A socialist programme must demand:

  • 🏫 Guaranteed universal access to well-resourced, community-based schools
  • 📚 Free, quality education with trained teachers and inclusive curricula
  • 🧑‍🏫 End outsourcing and corruption through public ownership and accountability
  • 🧠 Integrate education with social support—nutrition, transport, mental health, and safety
  • 🏗️ Investment in infrastructure to meet and exceed minimum standards especially in rural and township schools
  • 🧱Enforced compliance with the Norms and Standards for Infrastructure in schools
  • 📚 Universal access to well-taught STEM subjects, with support for learners and teachers
  • 🧑‍🏫 Massive recruitment of qualified teachers to attain a ratio of twenty learners per teacher over the next five years with improved pay and working conditions and continuing professional development for teachers
  • 📚 Guaranteed every child in South Africa the right to read and count by ensuring universal access to structured, mother-tongue literacy and numeracy programmes in the early grades — with trained teachers, coaching support, books and learning materials in every classroom, and clear public targets for Grade 3 reading and numeracy.
  • 🧠 Curriculum reform to promote critical thinking, civic engagement, and practical life skills
  • ♿ Full implementation of inclusive education, with dedicated funding and trained support staff.

🧸 2. Early Childhood Care and Education (ECCE)

The foundation for learning, care, and survival for working-class children must not be left to the market or household burdens.

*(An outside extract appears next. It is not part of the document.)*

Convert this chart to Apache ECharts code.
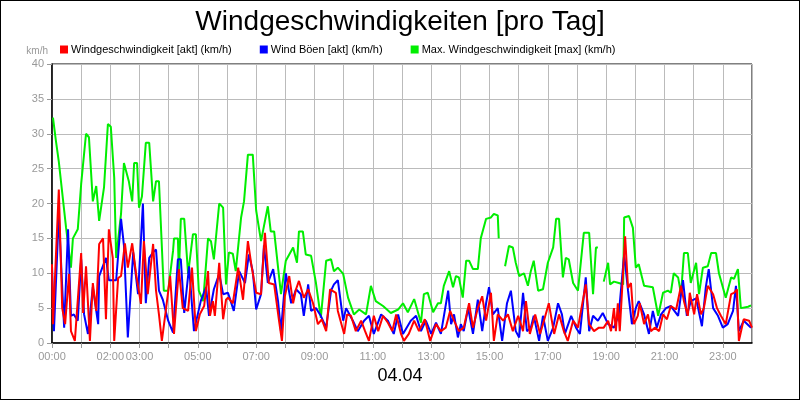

  • Universal access to free, quality ECD for all children from birth to 6 years old.
  • Expand state-funded early learning centres in every working-class community.
  • Train and hire ECD practitioners as public servants with decent wages and permanent jobs.
  • End reliance on unpaid or underpaid care work, often done by women; recognise and socialise care as public responsibility.
  • Publicly funded feeding, healthcare and early stimulation at ECD centres.
  • Include ECD centres in all education budgets—not as welfare or NGO work but core state responsibility.